— Given request —
Beginning with the first line of the data below, extract each line up to and including the one containing "const yTicks = [0, 0.5, 1, 1.5, 2, 2.5, 3];". Copy them exactly and add nothing.

— Raw data —
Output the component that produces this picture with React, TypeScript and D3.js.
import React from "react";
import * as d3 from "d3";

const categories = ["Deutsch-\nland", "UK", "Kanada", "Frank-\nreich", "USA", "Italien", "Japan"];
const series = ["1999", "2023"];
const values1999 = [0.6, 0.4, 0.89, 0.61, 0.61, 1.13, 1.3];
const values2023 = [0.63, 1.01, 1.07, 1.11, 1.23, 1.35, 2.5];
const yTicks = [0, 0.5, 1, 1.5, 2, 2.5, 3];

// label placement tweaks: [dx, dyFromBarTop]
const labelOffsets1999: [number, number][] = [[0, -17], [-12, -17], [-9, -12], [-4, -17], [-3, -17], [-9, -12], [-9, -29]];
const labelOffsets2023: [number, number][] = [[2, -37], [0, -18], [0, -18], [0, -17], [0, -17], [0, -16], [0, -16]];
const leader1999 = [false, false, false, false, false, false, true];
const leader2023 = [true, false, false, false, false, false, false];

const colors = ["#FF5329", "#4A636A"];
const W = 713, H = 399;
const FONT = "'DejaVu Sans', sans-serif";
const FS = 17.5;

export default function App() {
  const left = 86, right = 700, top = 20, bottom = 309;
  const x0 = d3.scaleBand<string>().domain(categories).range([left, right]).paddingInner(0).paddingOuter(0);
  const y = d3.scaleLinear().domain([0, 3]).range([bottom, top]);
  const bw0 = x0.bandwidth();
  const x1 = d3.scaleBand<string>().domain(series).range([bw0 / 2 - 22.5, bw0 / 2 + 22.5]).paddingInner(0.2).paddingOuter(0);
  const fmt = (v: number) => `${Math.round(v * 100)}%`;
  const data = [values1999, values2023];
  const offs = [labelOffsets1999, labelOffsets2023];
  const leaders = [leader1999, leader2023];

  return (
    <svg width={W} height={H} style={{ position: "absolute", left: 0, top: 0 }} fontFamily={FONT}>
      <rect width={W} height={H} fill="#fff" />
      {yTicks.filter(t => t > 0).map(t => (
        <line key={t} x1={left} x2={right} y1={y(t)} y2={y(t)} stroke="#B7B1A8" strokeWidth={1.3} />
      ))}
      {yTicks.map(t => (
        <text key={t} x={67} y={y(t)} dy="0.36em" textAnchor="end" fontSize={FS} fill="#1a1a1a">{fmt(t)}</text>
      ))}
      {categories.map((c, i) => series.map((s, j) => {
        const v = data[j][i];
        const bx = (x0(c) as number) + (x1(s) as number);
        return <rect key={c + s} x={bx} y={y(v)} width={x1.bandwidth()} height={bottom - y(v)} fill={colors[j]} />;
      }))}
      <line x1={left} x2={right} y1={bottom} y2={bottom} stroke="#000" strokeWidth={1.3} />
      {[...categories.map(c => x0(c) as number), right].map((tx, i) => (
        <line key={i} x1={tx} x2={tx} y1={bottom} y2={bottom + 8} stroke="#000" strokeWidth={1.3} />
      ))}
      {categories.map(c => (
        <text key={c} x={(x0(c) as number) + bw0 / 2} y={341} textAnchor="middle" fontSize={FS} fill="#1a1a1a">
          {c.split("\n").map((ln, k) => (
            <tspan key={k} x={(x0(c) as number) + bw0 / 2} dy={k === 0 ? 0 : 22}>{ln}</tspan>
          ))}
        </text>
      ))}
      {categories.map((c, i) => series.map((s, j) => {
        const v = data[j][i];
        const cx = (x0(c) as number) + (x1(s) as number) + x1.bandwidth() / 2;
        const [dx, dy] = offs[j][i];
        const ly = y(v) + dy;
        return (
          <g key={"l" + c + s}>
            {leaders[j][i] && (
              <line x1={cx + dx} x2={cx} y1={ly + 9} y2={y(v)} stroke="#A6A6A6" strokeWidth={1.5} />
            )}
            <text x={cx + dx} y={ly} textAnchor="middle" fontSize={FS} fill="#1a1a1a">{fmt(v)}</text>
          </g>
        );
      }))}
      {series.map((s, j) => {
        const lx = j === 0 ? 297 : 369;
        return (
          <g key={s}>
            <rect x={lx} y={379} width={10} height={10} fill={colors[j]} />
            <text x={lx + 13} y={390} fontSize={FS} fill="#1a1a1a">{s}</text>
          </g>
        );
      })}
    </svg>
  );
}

— Solved problem —
Output the component that produces this picture with React, TypeScript and D3.js.
import React from "react";
import * as d3 from "d3";

const categories = ["Deutsch-\nland", "UK", "Kanada", "Frank-\nreich", "USA", "Italien", "Japan"];
const series = ["1999", "2023"];
const values1999 = [0.6, 0.4, 0.89, 0.61, 0.61, 1.13, 1.3];
const values2023 = [0.63, 1.01, 1.07, 1.11, 1.23, 1.35, 2.5];
const yTicks = [0, 0.5, 1, 1.5, 2, 2.5, 3];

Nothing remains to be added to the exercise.